◆ Exercise description: Without the pictures, write out all the lines below exactly as they appear.

========================

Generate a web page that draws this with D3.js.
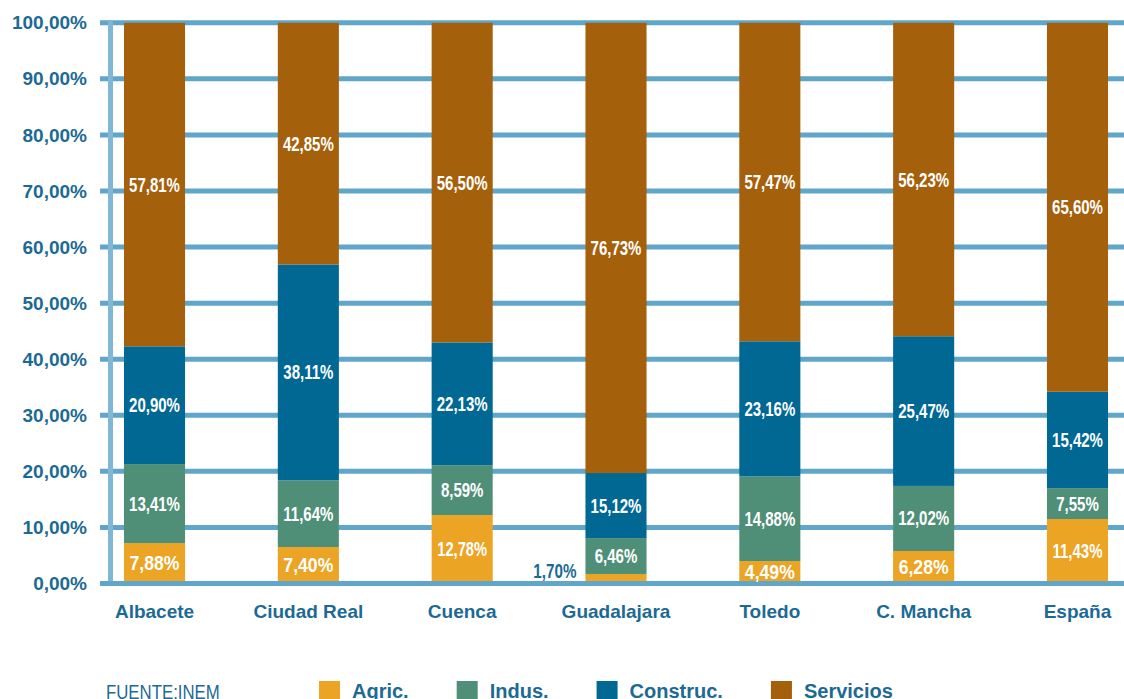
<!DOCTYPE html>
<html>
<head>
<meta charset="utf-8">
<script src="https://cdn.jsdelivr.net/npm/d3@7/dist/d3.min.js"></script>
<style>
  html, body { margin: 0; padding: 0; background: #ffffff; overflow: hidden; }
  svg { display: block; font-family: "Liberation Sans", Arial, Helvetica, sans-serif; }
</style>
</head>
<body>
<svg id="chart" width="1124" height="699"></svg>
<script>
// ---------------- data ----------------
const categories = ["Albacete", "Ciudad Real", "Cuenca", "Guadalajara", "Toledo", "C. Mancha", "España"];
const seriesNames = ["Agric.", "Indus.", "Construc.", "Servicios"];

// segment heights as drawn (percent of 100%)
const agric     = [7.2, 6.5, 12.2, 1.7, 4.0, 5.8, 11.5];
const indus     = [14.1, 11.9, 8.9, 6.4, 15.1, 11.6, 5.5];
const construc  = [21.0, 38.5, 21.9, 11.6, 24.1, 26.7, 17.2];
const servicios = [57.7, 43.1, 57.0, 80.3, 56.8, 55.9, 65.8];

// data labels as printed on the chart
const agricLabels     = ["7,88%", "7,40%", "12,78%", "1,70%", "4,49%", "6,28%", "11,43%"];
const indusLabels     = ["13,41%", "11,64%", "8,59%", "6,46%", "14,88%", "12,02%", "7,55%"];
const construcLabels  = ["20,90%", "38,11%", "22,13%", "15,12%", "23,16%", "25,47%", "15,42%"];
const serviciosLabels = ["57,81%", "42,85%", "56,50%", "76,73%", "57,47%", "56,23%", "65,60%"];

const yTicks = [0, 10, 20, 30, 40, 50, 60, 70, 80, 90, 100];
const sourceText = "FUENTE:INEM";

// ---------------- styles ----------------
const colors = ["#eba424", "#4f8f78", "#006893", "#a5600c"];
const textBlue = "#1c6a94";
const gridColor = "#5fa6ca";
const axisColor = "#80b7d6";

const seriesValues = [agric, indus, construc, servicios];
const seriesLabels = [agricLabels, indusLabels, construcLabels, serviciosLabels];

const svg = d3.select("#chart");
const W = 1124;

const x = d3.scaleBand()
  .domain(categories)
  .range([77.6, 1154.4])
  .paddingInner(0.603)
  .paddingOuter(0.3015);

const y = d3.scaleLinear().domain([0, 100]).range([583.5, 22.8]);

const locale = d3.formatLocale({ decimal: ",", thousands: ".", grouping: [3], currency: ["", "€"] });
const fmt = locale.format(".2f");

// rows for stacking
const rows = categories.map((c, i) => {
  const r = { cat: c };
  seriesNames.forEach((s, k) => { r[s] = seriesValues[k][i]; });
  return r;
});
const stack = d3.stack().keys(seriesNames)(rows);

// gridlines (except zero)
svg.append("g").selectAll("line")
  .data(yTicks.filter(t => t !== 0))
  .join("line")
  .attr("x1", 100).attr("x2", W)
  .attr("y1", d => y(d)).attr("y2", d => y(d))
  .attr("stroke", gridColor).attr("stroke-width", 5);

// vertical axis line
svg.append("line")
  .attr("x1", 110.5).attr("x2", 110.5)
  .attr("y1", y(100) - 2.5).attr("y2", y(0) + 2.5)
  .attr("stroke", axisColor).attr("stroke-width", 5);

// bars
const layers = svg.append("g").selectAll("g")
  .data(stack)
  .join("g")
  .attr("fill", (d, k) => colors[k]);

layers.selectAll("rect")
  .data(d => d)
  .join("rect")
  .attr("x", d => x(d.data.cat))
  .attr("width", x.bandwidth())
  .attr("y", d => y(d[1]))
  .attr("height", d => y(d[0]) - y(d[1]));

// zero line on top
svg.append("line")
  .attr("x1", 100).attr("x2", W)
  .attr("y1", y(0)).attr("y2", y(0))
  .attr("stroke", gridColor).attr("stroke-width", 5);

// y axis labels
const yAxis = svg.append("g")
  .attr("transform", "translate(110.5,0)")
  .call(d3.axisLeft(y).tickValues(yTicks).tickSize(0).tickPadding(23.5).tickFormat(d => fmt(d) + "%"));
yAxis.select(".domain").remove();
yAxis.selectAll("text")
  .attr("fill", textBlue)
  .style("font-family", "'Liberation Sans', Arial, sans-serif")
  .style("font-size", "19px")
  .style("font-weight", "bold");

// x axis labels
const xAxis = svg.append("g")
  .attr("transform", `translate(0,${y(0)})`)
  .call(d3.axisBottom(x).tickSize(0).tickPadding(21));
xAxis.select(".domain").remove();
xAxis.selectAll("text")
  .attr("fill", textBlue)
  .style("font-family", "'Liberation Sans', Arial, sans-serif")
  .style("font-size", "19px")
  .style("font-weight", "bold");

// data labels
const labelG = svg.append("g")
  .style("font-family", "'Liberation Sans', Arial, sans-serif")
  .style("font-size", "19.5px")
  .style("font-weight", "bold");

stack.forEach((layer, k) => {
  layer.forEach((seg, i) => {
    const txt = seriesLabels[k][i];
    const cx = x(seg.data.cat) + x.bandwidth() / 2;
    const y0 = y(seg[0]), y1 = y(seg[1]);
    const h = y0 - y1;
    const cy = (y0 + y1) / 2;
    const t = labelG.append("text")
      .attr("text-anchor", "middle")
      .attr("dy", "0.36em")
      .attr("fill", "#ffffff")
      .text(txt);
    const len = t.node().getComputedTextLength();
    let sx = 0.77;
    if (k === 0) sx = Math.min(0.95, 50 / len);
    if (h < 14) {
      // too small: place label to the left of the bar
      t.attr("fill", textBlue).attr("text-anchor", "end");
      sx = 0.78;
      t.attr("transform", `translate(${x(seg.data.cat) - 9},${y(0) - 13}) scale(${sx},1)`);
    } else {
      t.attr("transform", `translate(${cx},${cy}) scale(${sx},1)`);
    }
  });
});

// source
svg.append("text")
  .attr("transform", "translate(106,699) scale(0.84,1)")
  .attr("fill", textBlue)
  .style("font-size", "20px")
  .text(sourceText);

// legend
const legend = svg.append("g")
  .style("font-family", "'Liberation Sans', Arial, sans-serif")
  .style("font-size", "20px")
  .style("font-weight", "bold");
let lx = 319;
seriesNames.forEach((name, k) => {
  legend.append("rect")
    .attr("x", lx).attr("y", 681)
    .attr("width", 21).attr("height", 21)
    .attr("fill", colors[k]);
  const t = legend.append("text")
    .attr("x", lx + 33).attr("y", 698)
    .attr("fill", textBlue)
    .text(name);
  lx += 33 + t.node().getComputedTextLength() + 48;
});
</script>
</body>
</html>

========================

◆ Correct response:
Generate a web page that draws this with D3.js.
<!DOCTYPE html>
<html>
<head>
<meta charset="utf-8">
<script src="https://cdn.jsdelivr.net/npm/d3@7/dist/d3.min.js"></script>
<style>
  html, body { margin: 0; padding: 0; background: #ffffff; overflow: hidden; }
  svg { display: block; font-family: "Liberation Sans", Arial, Helvetica, sans-serif; }
</style>
</head>
<body>
<svg id="chart" width="1124" height="699"></svg>
<script>
// ---------------- data ----------------
const categories = ["Albacete", "Ciudad Real", "Cuenca", "Guadalajara", "Toledo", "C. Mancha", "España"];
const seriesNames = ["Agric.", "Indus.", "Construc.", "Servicios"];

// segment heights as drawn (percent of 100%)
const agric     = [7.2, 6.5, 12.2, 1.7, 4.0, 5.8, 11.5];
const indus     = [14.1, 11.9, 8.9, 6.4, 15.1, 11.6, 5.5];
const construc  = [21.0, 38.5, 21.9, 11.6, 24.1, 26.7, 17.2];
const servicios = [57.7, 43.1, 57.0, 80.3, 56.8, 55.9, 65.8];

// data labels as printed on the chart
const agricLabels     = ["7,88%", "7,40%", "12,78%", "1,70%", "4,49%", "6,28%", "11,43%"];
const indusLabels     = ["13,41%", "11,64%", "8,59%", "6,46%", "14,88%", "12,02%", "7,55%"];
const construcLabels  = ["20,90%", "38,11%", "22,13%", "15,12%", "23,16%", "25,47%", "15,42%"];
const serviciosLabels = ["57,81%", "42,85%", "56,50%", "76,73%", "57,47%", "56,23%", "65,60%"];

const yTicks = [0, 10, 20, 30, 40, 50, 60, 70, 80, 90, 100];
const sourceText = "FUENTE:INEM";

// ---------------- styles ----------------
const colors = ["#eba424", "#4f8f78", "#006893", "#a5600c"];
const textBlue = "#1c6a94";
const gridColor = "#5fa6ca";
const axisColor = "#80b7d6";

const seriesValues = [agric, indus, construc, servicios];
const seriesLabels = [agricLabels, indusLabels, construcLabels, serviciosLabels];

const svg = d3.select("#chart");
const W = 1124;

const x = d3.scaleBand()
  .domain(categories)
  .range([77.6, 1154.4])
  .paddingInner(0.603)
  .paddingOuter(0.3015);

const y = d3.scaleLinear().domain([0, 100]).range([583.5, 22.8]);

const locale = d3.formatLocale({ decimal: ",", thousands: ".", grouping: [3], currency: ["", "€"] });
const fmt = locale.format(".2f");

// rows for stacking
const rows = categories.map((c, i) => {
  const r = { cat: c };
  seriesNames.forEach((s, k) => { r[s] = seriesValues[k][i]; });
  return r;
});
const stack = d3.stack().keys(seriesNames)(rows);

// gridlines (except zero)
svg.append("g").selectAll("line")
  .data(yTicks.filter(t => t !== 0))
  .join("line")
  .attr("x1", 100).attr("x2", W)
  .attr("y1", d => y(d)).attr("y2", d => y(d))
  .attr("stroke", gridColor).attr("stroke-width", 5);

// vertical axis line
svg.append("line")
  .attr("x1", 110.5).attr("x2", 110.5)
  .attr("y1", y(100) - 2.5).attr("y2", y(0) + 2.5)
  .attr("stroke", axisColor).attr("stroke-width", 5);

// bars
const layers = svg.append("g").selectAll("g")
  .data(stack)
  .join("g")
  .attr("fill", (d, k) => colors[k]);

layers.selectAll("rect")
  .data(d => d)
  .join("rect")
  .attr("x", d => x(d.data.cat))
  .attr("width", x.bandwidth())
  .attr("y", d => y(d[1]))
  .attr("height", d => y(d[0]) - y(d[1]));

// zero line on top
svg.append("line")
  .attr("x1", 100).attr("x2", W)
  .attr("y1", y(0)).attr("y2", y(0))
  .attr("stroke", gridColor).attr("stroke-width", 5);

// y axis labels
const yAxis = svg.append("g")
  .attr("transform", "translate(110.5,0)")
  .call(d3.axisLeft(y).tickValues(yTicks).tickSize(0).tickPadding(23.5).tickFormat(d => fmt(d) + "%"));
yAxis.select(".domain").remove();
yAxis.selectAll("text")
  .attr("fill", textBlue)
  .style("font-family", "'Liberation Sans', Arial, sans-serif")
  .style("font-size", "19px")
  .style("font-weight", "bold");

// x axis labels
const xAxis = svg.append("g")
  .attr("transform", `translate(0,${y(0)})`)
  .call(d3.axisBottom(x).tickSize(0).tickPadding(21));
xAxis.select(".domain").remove();
xAxis.selectAll("text")
  .attr("fill", textBlue)
  .style("font-family", "'Liberation Sans', Arial, sans-serif")
  .style("font-size", "19px")
  .style("font-weight", "bold");

// data labels
const labelG = svg.append("g")
  .style("font-family", "'Liberation Sans', Arial, sans-serif")
  .style("font-size", "19.5px")
  .style("font-weight", "bold");

stack.forEach((layer, k) => {
  layer.forEach((seg, i) => {
    const txt = seriesLabels[k][i];
    const cx = x(seg.data.cat) + x.bandwidth() / 2;
    const y0 = y(seg[0]), y1 = y(seg[1]);
    const h = y0 - y1;
    const cy = (y0 + y1) / 2;
    const t = labelG.append("text")
      .attr("text-anchor", "middle")
      .attr("dy", "0.36em")
      .attr("fill", "#ffffff")
      .text(txt);
    const len = t.node().getComputedTextLength();
    let sx = 0.77;
    if (k === 0) sx = Math.min(0.95, 50 / len);
    if (h < 14) {
      // too small: place label to the left of the bar
      t.attr("fill", textBlue).attr("text-anchor", "end");
      sx = 0.78;
      t.attr("transform", `translate(${x(seg.data.cat) - 9},${y(0) - 13}) scale(${sx},1)`);
    } else {
      t.attr("transform", `translate(${cx},${cy}) scale(${sx},1)`);
    }
  });
});

// source
svg.append("text")
  .attr("transform", "translate(106,699) scale(0.84,1)")
  .attr("fill", textBlue)
  .style("font-size", "20px")
  .text(sourceText);

// legend
const legend = svg.append("g")
  .style("font-family", "'Liberation Sans', Arial, sans-serif")
  .style("font-size", "20px")
  .style("font-weight", "bold");
let lx = 319;
seriesNames.forEach((name, k) => {
  legend.append("rect")
    .attr("x", lx).attr("y", 681)
    .attr("width", 21).attr("height", 21)
    .attr("fill", colors[k]);
  const t = legend.append("text")
    .attr("x", lx + 33).attr("y", 698)
    .attr("fill", textBlue)
    .text(name);
  lx += 33 + t.node().getComputedTextLength() + 48;
});
</script>
</body>
</html>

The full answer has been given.